Objective >>
Keep pictures out. Copy exactly the lines from the one containing "Recreate this image" to the one containing "(renta) at (22.94,10.56)", endpoints included.

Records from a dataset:

════════════════════

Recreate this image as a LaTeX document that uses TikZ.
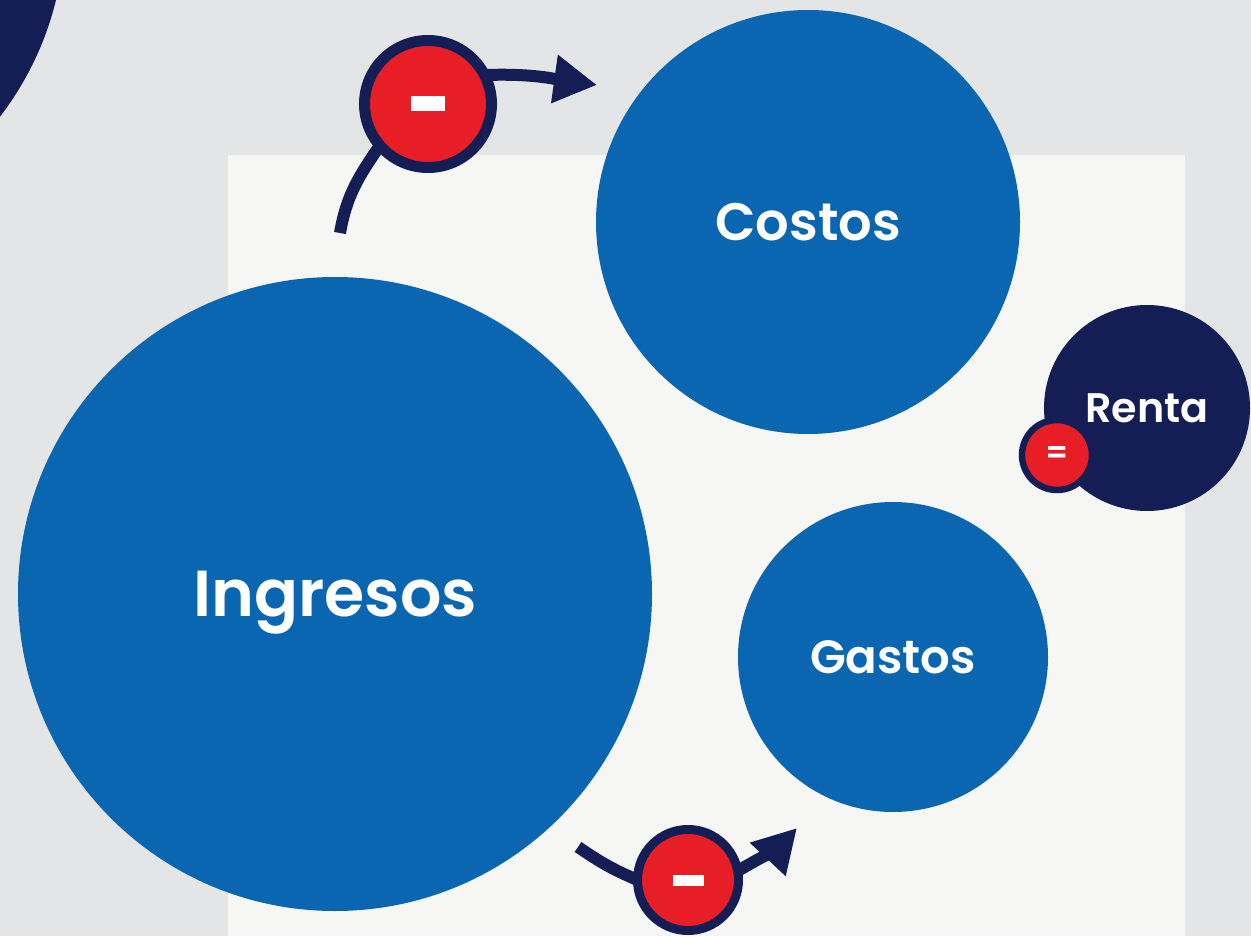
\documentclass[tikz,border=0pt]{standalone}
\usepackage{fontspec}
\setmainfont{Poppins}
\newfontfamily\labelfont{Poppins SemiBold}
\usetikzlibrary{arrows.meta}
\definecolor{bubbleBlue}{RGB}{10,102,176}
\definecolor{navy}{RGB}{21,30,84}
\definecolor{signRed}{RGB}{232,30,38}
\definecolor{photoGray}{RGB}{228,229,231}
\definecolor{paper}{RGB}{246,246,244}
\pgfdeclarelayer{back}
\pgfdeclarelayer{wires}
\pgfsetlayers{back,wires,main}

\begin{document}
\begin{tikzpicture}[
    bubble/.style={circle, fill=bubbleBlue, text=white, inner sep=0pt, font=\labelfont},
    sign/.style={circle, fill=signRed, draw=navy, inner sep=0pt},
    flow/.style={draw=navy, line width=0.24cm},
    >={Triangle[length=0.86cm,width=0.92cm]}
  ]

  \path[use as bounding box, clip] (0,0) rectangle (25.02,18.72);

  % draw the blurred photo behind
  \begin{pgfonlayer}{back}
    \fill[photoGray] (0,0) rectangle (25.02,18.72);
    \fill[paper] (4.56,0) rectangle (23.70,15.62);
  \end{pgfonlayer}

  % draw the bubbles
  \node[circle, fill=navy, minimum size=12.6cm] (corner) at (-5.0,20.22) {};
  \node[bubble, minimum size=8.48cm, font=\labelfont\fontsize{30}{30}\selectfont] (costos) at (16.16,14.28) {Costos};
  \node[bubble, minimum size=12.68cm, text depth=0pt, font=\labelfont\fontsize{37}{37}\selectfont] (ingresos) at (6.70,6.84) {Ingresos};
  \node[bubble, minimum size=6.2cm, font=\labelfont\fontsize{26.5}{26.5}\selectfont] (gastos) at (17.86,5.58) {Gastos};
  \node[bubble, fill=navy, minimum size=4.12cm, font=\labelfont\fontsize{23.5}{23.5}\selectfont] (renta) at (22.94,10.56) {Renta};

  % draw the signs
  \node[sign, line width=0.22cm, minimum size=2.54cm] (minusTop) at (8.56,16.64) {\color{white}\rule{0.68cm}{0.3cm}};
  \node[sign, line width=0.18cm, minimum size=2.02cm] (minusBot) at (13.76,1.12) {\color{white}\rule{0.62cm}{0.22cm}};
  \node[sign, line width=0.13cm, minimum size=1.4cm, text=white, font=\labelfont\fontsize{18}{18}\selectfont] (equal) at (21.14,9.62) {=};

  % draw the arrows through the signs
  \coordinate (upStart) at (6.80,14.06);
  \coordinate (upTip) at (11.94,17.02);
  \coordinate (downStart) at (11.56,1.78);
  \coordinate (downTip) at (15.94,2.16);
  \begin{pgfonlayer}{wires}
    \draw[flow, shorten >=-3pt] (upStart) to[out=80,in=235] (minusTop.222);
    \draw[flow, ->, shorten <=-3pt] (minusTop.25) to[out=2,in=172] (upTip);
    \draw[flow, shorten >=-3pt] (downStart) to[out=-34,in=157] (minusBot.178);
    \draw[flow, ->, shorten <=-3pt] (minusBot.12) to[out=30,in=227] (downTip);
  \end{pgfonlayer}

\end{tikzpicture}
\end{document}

════════════════════

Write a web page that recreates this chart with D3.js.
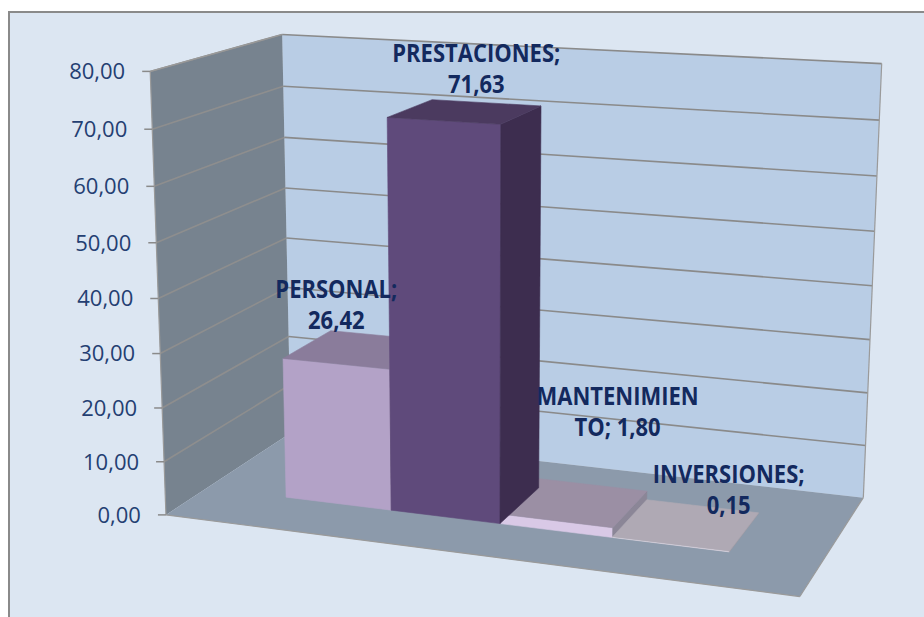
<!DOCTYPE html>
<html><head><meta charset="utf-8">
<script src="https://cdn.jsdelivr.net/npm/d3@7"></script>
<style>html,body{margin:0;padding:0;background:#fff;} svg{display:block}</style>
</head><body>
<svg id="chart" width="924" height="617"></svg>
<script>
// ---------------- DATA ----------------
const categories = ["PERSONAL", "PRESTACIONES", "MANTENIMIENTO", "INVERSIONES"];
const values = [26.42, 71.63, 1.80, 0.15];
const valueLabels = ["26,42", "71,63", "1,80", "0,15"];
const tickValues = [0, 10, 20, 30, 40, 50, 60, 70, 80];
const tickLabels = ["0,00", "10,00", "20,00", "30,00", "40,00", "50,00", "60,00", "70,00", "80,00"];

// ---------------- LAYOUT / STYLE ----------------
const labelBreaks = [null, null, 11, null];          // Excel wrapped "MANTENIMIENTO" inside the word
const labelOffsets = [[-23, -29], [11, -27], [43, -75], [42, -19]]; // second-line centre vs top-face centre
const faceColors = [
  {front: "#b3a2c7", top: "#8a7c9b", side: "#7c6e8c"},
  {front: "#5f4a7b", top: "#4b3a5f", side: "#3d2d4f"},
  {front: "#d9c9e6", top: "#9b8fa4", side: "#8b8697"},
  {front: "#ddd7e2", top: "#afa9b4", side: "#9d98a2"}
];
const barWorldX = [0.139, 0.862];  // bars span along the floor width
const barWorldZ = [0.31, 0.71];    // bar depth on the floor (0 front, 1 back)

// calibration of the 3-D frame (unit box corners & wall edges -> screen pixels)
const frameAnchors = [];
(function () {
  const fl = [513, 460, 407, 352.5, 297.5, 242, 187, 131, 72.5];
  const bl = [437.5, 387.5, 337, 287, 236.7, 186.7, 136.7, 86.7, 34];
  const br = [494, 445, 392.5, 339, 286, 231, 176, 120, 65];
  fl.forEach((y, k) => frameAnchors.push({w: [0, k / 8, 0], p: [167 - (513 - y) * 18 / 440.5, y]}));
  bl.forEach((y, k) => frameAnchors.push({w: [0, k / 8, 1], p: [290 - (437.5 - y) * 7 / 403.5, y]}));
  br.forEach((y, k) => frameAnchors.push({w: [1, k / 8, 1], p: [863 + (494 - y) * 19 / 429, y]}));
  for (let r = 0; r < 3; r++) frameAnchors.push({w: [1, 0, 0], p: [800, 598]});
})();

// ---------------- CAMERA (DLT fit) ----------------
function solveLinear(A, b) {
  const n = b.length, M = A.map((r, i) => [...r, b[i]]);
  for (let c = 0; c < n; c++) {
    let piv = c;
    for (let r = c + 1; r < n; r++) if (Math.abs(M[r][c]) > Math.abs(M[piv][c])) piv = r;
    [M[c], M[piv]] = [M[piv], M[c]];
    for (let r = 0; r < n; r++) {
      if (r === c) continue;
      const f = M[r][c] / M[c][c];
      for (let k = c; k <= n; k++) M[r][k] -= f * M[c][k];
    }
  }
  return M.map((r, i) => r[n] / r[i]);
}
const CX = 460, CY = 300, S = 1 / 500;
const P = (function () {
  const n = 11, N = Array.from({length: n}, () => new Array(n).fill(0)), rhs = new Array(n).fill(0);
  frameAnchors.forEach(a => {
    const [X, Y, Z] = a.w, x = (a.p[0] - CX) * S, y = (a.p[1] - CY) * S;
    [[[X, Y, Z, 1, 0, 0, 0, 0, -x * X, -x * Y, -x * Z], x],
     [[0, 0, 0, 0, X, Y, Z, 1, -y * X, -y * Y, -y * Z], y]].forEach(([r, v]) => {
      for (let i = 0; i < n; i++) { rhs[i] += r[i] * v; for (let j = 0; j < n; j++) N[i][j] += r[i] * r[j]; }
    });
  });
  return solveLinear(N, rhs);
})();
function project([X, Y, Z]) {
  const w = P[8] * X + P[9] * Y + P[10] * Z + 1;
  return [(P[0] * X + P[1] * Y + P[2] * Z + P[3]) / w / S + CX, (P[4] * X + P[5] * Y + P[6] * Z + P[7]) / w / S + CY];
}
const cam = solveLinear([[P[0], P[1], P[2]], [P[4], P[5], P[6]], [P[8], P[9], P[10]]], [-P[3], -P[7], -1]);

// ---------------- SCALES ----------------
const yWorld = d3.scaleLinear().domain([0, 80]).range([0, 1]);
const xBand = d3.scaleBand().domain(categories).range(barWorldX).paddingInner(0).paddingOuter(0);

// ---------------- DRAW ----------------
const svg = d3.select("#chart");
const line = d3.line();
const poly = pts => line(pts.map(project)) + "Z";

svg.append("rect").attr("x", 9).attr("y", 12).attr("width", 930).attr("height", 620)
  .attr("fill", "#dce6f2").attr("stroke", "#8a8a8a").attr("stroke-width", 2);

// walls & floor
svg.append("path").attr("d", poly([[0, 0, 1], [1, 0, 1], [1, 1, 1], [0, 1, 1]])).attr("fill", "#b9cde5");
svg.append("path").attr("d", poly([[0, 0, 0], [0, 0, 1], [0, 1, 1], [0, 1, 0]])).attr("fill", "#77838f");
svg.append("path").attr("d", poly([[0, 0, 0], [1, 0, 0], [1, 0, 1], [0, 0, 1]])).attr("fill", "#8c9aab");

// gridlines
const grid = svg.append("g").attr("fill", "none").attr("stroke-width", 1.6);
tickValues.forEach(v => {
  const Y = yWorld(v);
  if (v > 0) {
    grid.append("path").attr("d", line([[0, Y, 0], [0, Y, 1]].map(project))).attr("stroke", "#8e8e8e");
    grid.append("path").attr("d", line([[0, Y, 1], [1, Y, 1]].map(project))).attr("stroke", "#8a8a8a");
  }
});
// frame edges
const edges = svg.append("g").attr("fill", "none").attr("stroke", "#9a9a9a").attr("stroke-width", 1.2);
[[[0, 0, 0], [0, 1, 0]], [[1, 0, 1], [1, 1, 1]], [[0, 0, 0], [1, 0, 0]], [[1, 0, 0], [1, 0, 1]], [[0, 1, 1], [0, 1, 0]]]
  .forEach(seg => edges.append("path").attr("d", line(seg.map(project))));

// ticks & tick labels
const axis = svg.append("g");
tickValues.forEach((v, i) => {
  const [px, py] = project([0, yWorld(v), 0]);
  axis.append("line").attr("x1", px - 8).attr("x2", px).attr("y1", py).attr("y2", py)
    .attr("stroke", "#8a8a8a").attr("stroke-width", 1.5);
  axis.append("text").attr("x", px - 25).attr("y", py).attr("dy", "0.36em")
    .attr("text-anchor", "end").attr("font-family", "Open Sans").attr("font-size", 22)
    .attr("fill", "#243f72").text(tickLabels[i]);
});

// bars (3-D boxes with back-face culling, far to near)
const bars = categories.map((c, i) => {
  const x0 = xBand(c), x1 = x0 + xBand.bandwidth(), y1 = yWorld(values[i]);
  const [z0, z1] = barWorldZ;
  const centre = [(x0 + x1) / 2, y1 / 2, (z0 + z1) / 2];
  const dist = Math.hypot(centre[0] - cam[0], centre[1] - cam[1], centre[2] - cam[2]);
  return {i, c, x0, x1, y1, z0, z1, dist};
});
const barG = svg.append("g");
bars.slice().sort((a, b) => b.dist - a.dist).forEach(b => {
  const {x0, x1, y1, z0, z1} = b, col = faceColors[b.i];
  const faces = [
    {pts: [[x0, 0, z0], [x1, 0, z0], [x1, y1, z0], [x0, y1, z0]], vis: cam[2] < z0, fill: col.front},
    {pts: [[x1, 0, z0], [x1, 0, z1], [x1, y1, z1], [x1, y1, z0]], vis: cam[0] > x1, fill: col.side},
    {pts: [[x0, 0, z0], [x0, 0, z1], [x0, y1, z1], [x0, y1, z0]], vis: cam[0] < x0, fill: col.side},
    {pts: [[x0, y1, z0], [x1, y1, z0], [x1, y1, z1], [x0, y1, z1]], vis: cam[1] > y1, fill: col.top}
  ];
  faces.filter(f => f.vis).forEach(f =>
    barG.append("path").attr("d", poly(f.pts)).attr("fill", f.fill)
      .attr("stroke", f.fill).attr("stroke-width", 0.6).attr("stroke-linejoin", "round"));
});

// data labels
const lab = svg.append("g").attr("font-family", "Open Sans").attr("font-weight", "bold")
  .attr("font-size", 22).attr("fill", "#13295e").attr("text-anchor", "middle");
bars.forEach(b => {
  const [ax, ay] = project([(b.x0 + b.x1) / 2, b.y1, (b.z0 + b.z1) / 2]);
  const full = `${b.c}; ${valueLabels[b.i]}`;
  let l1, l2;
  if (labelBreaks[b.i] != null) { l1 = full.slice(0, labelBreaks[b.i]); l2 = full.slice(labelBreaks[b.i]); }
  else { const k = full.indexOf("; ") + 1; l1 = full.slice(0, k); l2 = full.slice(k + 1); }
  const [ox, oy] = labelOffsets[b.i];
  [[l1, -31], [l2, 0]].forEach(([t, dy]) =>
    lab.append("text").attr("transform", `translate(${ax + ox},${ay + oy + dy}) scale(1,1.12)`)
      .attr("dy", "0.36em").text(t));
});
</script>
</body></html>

════════════════════

Completed exercise >>
Recreate this image as a LaTeX document that uses TikZ.
\documentclass[tikz,border=0pt]{standalone}
\usepackage{fontspec}
\setmainfont{Poppins}
\newfontfamily\labelfont{Poppins SemiBold}
\usetikzlibrary{arrows.meta}
\definecolor{bubbleBlue}{RGB}{10,102,176}
\definecolor{navy}{RGB}{21,30,84}
\definecolor{signRed}{RGB}{232,30,38}
\definecolor{photoGray}{RGB}{228,229,231}
\definecolor{paper}{RGB}{246,246,244}
\pgfdeclarelayer{back}
\pgfdeclarelayer{wires}
\pgfsetlayers{back,wires,main}

\begin{document}
\begin{tikzpicture}[
    bubble/.style={circle, fill=bubbleBlue, text=white, inner sep=0pt, font=\labelfont},
    sign/.style={circle, fill=signRed, draw=navy, inner sep=0pt},
    flow/.style={draw=navy, line width=0.24cm},
    >={Triangle[length=0.86cm,width=0.92cm]}
  ]

  \path[use as bounding box, clip] (0,0) rectangle (25.02,18.72);

  % draw the blurred photo behind
  \begin{pgfonlayer}{back}
    \fill[photoGray] (0,0) rectangle (25.02,18.72);
    \fill[paper] (4.56,0) rectangle (23.70,15.62);
  \end{pgfonlayer}

  % draw the bubbles
  \node[circle, fill=navy, minimum size=12.6cm] (corner) at (-5.0,20.22) {};
  \node[bubble, minimum size=8.48cm, font=\labelfont\fontsize{30}{30}\selectfont] (costos) at (16.16,14.28) {Costos};
  \node[bubble, minimum size=12.68cm, text depth=0pt, font=\labelfont\fontsize{37}{37}\selectfont] (ingresos) at (6.70,6.84) {Ingresos};
  \node[bubble, minimum size=6.2cm, font=\labelfont\fontsize{26.5}{26.5}\selectfont] (gastos) at (17.86,5.58) {Gastos};
  \node[bubble, fill=navy, minimum size=4.12cm, font=\labelfont\fontsize{23.5}{23.5}\selectfont] (renta) at (22.94,10.56) {Renta};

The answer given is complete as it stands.